Barca is heading into a decisive stretch, as losses to Napoli and Real Madrid would effectively cripple their season. Now the club will once again need Messi to carry the load. Antoine Griezmann needs to chip in, too, and Firpo has to offer the kind of attacking impetus from the left side that Alba has so steadfastly provided throughout his tenure at the Camp Nou.
Boasting a healthy lead atop the Ligue 1 table, Paris Saint-Germain boss Thomas Tuchel used Saturday's match against relegation-threatened Amiens to rotate his side ahead of this week's Champions League last-16 clash with Borussia Dortmund. Star attacker Kylian Mbappe received the day off, while Neymar, who's nursing a rib injury, was once again held out.

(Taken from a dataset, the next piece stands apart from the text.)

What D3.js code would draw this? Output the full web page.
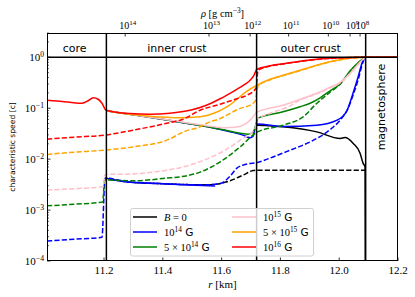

Teenage defenders Tanguy Kouassi and Mitchel Bakker were inserted into a makeshift backline that also included Ander Herrera at right-back. The former, a 17-year-old academy product, scored twice in a manic 4-4 draw.
It wasn't exactly ideal preparation for Tuesday's stiff test in Germany. Dortmund, though defensively frail, have scored 22 goals in their last five Bundesliga matches, with the red-hot duo of Erling Braut Haaland and Jadon Sancho leading the way.
Tuchel, one of the game's most astute tacticians, will surely make wholesale changes to the team that took a laissez-faire approach to the weekend's domestic match, and he likely won't put too much stock into Saturday's result given the XI rolled out. However, he'll certainly be hoping the holdovers arrive at the Westfalenstadion with an altogether different mindset from the one they brought to northern France.
Jose Mourinho has taken Tottenham from 14th place to fifth in the Premier League over just a few short months, and yet the Portuguese manager hasn't really improved the team all that much. Spurs have relied on late goals to get themselves out of relative danger and into the Champions League race, and they did that against Aston Villa on Sunday. Heung-Min Son's solo effort in the 94th minute was the difference.
Tottenham won 3-2 for the fourth time since Mourinho took over in November. Have the players lost their defensive instincts? Or maybe Mourinho doesn't care so much about keeping games tight.
When he arrived at the club, Mourinho raved about the attacking players he'd finally get the chance to coach, seeming to have a new perspective on football and life in general. Maybe he's happy letting his team create chances the only way it knows how, regardless of the risks taken, because the club is imperfect.
Spurs are finding ways to win, especially without their talisman, Harry Kane, and that's the main reason why Mourinho is leading them.